Stored data entries
========================================================================

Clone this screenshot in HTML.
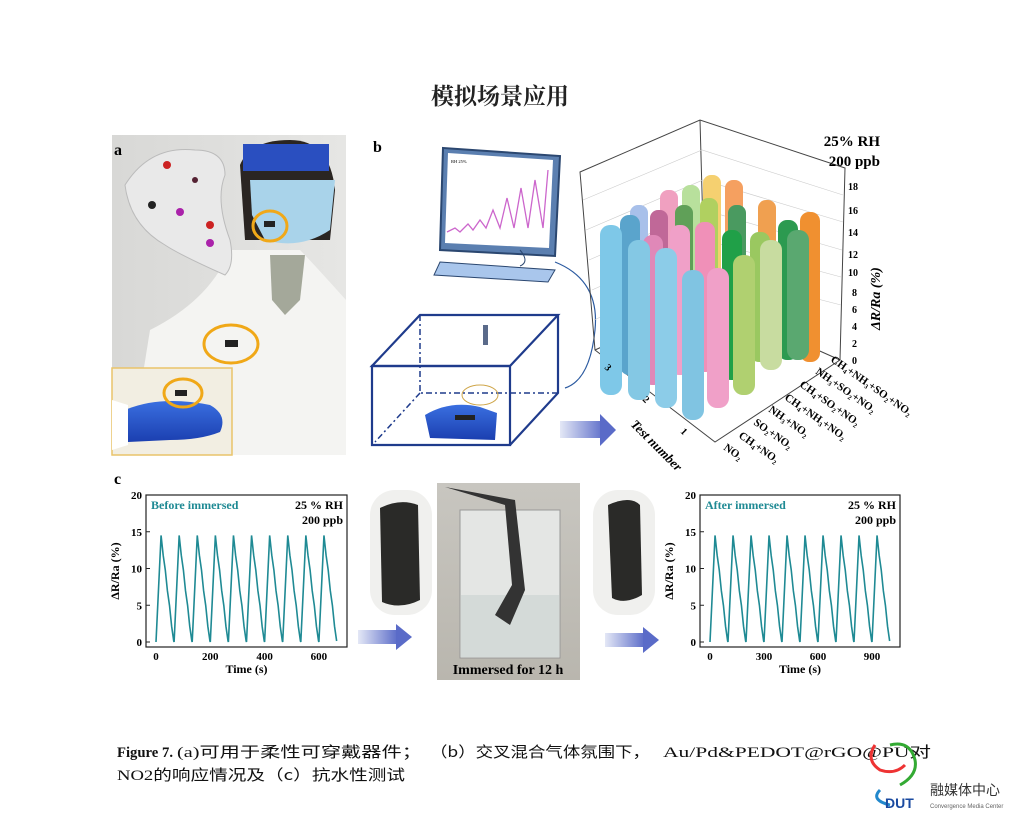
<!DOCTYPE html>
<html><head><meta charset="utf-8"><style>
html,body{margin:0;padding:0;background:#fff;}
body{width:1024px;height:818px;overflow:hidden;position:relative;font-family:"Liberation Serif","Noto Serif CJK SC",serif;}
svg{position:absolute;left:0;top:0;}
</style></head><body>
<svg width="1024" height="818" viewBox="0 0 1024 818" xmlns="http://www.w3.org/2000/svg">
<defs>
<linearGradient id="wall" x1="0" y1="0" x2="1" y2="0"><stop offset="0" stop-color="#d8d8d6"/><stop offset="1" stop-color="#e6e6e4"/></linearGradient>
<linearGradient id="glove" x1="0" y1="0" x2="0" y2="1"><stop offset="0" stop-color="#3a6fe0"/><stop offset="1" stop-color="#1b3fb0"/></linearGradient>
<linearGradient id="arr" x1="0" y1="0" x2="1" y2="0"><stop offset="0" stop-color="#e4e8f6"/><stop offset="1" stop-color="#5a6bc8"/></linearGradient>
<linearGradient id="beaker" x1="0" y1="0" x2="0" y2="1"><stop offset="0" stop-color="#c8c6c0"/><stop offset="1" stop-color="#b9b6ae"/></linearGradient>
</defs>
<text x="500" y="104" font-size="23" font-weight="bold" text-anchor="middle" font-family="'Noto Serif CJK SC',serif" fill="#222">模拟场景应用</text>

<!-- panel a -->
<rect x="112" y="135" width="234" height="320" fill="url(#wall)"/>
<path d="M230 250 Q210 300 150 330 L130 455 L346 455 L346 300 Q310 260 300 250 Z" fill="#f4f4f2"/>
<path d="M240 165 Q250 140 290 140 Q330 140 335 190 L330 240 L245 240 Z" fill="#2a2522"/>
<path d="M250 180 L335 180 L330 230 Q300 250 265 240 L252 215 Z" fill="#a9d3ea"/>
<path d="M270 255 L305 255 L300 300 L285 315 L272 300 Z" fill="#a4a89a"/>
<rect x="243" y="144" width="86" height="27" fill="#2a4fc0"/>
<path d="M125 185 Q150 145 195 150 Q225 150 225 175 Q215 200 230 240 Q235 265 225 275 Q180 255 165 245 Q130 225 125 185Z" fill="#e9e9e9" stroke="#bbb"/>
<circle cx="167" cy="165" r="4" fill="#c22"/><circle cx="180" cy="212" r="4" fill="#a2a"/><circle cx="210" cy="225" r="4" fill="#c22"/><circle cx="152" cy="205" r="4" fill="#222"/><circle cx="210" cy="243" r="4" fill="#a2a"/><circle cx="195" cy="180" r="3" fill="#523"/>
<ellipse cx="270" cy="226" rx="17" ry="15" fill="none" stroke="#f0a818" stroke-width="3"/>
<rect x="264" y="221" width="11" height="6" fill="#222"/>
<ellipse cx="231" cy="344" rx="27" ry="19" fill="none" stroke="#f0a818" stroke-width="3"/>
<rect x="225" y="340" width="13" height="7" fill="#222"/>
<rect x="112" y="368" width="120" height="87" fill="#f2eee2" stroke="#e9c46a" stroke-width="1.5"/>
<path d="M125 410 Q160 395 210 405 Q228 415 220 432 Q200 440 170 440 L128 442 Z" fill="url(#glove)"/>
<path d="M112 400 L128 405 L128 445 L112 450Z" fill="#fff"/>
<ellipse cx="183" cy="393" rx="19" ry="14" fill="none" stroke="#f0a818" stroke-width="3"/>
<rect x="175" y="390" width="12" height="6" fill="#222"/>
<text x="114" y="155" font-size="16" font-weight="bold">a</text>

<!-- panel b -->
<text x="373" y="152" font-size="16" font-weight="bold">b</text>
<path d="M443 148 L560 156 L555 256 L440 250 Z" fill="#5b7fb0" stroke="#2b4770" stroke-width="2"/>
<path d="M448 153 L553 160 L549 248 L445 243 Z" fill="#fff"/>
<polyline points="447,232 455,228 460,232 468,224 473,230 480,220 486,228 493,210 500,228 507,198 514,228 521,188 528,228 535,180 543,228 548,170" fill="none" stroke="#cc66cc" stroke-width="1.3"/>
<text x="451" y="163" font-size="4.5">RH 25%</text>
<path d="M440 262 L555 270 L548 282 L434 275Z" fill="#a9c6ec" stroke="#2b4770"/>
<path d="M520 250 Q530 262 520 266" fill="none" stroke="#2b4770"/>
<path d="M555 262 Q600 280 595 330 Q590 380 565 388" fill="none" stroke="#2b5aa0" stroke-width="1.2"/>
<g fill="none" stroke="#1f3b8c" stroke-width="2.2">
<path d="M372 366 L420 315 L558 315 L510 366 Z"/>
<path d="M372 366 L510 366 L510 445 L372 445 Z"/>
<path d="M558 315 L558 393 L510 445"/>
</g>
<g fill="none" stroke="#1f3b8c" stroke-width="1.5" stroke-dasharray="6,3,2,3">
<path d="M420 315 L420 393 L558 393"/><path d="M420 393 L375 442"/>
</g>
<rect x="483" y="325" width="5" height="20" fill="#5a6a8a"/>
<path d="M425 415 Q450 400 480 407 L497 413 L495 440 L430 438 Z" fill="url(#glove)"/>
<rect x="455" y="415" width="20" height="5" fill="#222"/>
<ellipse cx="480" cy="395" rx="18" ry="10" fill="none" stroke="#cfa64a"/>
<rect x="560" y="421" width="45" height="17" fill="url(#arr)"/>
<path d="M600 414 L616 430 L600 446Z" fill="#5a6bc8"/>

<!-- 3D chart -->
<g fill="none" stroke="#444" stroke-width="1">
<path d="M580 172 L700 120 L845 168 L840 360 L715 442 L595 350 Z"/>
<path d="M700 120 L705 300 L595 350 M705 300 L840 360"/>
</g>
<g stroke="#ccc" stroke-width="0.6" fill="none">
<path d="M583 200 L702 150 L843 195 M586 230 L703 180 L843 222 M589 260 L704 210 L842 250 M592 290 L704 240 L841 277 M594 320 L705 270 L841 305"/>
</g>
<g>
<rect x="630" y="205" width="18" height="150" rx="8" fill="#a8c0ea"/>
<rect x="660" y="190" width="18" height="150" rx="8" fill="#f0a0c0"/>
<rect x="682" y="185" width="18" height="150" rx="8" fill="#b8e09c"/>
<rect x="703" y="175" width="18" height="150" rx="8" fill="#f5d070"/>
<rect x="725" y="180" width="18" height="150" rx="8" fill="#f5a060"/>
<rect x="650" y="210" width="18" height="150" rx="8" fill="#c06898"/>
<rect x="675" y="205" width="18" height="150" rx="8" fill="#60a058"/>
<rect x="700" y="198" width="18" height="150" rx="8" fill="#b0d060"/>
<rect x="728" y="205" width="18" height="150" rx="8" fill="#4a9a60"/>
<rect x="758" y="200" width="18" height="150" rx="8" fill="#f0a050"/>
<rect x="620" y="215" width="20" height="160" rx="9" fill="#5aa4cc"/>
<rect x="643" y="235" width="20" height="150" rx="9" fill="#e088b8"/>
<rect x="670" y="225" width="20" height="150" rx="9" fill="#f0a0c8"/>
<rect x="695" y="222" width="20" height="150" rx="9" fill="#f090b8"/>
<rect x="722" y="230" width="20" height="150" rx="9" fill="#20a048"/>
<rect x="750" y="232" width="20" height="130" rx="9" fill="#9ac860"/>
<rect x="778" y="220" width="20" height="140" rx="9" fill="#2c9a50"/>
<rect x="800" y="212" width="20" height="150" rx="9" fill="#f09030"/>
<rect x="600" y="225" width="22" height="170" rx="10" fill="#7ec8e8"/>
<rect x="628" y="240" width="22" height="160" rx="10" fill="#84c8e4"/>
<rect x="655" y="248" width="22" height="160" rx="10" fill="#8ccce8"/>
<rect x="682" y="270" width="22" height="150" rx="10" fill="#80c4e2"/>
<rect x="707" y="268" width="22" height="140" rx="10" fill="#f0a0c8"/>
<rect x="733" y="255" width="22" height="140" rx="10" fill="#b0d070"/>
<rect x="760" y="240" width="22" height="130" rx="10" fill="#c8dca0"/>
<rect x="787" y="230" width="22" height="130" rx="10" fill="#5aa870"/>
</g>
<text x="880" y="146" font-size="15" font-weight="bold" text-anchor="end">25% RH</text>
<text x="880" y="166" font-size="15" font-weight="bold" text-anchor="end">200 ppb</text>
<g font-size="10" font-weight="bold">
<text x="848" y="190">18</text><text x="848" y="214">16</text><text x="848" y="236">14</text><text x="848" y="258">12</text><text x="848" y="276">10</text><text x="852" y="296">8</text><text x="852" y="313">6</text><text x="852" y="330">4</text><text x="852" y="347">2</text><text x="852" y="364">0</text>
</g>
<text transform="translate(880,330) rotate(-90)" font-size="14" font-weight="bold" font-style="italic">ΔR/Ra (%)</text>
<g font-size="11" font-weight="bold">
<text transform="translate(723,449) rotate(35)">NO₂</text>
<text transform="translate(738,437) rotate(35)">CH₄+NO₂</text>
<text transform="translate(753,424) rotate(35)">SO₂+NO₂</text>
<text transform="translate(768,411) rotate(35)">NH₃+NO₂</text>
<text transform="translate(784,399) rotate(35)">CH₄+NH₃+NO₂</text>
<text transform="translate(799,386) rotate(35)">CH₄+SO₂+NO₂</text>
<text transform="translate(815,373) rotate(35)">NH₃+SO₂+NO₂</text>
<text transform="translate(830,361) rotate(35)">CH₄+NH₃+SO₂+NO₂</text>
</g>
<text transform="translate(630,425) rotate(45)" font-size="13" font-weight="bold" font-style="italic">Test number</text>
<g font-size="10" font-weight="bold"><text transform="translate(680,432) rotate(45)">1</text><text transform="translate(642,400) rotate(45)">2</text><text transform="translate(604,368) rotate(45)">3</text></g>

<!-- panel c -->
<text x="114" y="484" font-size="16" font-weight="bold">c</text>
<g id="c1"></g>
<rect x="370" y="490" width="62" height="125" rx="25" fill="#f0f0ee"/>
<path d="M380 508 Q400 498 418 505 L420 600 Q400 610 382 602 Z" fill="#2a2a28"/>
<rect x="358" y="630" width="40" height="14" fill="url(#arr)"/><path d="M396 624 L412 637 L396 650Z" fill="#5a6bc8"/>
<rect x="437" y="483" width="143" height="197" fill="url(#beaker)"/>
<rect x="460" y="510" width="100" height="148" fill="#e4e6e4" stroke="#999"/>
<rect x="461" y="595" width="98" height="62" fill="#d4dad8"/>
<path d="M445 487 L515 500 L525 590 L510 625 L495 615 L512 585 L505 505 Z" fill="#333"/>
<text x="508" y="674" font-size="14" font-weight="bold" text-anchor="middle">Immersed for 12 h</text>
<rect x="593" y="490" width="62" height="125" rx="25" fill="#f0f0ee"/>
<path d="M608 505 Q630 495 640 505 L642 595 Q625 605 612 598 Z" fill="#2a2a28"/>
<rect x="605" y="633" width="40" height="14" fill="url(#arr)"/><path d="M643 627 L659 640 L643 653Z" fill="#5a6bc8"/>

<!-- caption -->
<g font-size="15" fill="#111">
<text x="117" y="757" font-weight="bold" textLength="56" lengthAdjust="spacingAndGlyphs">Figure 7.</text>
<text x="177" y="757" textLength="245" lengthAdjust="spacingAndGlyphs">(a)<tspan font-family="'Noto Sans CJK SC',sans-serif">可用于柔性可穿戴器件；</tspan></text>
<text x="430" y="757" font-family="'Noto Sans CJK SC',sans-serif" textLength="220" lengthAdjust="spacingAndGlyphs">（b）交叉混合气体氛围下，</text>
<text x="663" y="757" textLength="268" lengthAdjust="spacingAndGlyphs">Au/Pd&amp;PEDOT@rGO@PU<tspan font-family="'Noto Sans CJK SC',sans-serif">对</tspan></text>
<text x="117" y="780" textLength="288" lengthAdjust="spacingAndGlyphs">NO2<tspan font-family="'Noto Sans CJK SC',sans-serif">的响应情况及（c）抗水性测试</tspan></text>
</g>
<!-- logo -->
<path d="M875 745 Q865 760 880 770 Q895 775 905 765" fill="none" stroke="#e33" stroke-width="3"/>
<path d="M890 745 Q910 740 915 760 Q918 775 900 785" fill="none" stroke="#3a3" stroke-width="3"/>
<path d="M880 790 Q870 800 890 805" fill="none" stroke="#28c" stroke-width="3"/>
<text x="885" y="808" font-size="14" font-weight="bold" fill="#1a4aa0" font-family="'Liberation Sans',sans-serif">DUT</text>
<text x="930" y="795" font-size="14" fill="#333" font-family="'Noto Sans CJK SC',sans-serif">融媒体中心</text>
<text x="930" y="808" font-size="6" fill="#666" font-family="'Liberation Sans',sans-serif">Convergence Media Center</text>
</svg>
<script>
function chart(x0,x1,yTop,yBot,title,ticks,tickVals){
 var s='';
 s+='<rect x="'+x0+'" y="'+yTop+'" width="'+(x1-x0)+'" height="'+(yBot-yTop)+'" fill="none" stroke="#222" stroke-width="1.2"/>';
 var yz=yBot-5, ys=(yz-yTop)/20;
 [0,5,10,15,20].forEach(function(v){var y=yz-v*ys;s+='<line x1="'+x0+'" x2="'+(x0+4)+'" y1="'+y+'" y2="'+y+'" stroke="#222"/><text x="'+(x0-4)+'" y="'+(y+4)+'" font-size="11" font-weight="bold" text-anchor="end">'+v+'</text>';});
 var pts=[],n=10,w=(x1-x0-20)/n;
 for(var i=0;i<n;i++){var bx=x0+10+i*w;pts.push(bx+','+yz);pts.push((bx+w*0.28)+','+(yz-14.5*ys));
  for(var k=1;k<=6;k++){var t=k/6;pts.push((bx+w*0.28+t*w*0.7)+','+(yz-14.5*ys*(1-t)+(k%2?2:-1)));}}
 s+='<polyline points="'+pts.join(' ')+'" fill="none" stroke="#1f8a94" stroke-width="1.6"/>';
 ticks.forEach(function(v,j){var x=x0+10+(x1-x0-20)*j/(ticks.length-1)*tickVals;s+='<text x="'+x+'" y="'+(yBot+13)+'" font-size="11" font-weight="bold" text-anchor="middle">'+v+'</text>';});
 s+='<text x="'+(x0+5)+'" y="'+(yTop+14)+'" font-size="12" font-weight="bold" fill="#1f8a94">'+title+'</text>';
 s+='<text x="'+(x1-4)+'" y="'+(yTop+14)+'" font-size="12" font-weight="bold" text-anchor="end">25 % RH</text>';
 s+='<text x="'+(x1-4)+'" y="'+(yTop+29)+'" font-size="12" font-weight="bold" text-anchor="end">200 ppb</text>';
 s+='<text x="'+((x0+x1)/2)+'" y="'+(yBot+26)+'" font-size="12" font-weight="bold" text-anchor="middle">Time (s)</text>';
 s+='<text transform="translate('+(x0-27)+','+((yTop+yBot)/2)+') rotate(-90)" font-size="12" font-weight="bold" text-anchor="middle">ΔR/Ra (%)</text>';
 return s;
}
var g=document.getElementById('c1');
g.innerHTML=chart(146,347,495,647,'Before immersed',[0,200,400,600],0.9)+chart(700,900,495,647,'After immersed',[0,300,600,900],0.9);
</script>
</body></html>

========================================================================

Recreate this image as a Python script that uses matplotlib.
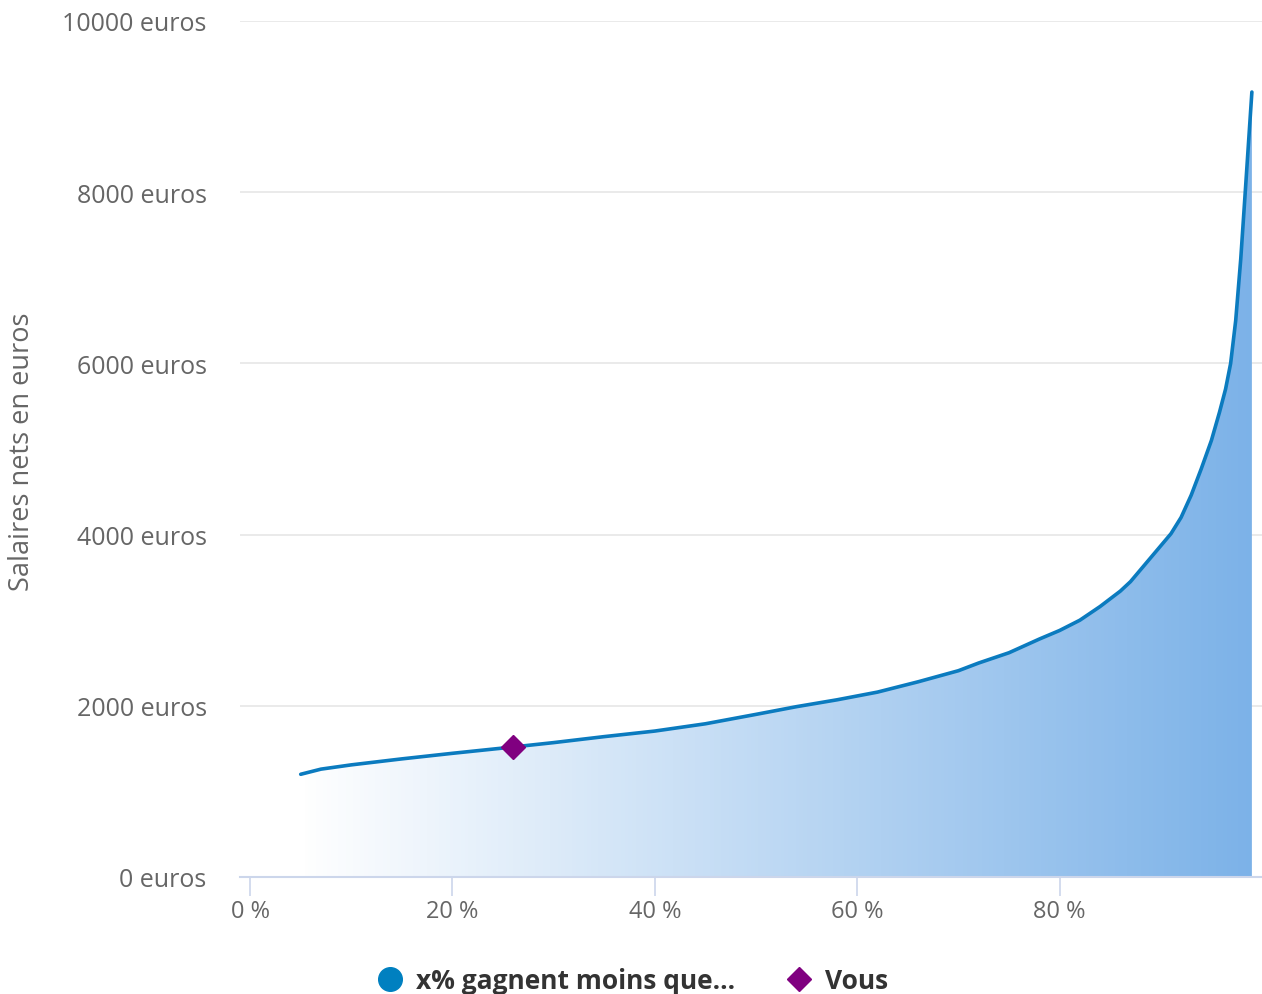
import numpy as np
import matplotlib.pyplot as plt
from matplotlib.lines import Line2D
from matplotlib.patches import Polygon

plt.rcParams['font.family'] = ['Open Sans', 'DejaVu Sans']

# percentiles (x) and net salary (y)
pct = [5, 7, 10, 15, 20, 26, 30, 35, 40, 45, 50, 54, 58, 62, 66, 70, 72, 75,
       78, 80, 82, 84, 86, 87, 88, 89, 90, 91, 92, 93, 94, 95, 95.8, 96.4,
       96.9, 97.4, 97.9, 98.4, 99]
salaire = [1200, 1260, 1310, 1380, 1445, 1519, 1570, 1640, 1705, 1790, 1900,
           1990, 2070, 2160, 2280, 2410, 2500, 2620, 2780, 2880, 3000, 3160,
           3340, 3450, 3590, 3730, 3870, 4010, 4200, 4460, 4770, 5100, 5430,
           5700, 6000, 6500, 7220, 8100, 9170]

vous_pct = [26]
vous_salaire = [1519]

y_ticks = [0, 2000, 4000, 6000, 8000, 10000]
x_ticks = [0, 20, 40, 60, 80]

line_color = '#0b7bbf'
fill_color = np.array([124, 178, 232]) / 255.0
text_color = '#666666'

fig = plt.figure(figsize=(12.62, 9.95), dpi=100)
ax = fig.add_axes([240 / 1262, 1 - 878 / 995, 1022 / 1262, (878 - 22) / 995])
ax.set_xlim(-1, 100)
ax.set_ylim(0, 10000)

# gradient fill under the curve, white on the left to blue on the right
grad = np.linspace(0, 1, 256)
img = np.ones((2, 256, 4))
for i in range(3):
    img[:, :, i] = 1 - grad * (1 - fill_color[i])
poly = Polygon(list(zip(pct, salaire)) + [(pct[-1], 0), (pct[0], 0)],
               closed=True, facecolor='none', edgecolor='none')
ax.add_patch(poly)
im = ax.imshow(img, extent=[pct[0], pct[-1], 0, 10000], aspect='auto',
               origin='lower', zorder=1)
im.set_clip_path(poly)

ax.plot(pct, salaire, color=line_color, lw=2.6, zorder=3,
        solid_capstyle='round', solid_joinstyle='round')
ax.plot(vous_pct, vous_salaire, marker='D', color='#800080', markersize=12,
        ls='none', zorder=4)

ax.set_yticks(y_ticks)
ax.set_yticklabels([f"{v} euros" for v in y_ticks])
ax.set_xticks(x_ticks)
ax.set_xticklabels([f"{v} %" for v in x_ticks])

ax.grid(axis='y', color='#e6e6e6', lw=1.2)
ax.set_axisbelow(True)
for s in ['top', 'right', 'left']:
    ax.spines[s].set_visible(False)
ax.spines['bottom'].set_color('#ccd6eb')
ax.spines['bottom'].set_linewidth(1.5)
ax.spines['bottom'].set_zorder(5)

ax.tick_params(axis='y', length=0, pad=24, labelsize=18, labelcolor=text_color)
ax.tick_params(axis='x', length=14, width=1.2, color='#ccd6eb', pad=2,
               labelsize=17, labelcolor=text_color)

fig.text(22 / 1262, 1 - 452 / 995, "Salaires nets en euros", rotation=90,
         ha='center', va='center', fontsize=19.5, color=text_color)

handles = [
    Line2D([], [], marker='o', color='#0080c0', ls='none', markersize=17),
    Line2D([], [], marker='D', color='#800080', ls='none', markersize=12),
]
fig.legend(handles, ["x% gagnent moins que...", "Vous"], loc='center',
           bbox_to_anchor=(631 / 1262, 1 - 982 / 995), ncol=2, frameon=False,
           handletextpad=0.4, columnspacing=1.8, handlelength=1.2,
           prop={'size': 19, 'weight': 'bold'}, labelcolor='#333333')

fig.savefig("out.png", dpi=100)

========================================================================

Written instruction
Your task is to retype exactly the lines from the one containing "Recreate this image" through the one containing "vous_salaire = [1519]", leaving every picture out.

Written answer
Recreate this image as a Python script that uses matplotlib.
import numpy as np
import matplotlib.pyplot as plt
from matplotlib.lines import Line2D
from matplotlib.patches import Polygon

plt.rcParams['font.family'] = ['Open Sans', 'DejaVu Sans']

# percentiles (x) and net salary (y)
pct = [5, 7, 10, 15, 20, 26, 30, 35, 40, 45, 50, 54, 58, 62, 66, 70, 72, 75,
       78, 80, 82, 84, 86, 87, 88, 89, 90, 91, 92, 93, 94, 95, 95.8, 96.4,
       96.9, 97.4, 97.9, 98.4, 99]
salaire = [1200, 1260, 1310, 1380, 1445, 1519, 1570, 1640, 1705, 1790, 1900,
           1990, 2070, 2160, 2280, 2410, 2500, 2620, 2780, 2880, 3000, 3160,
           3340, 3450, 3590, 3730, 3870, 4010, 4200, 4460, 4770, 5100, 5430,
           5700, 6000, 6500, 7220, 8100, 9170]

vous_pct = [26]
vous_salaire = [1519]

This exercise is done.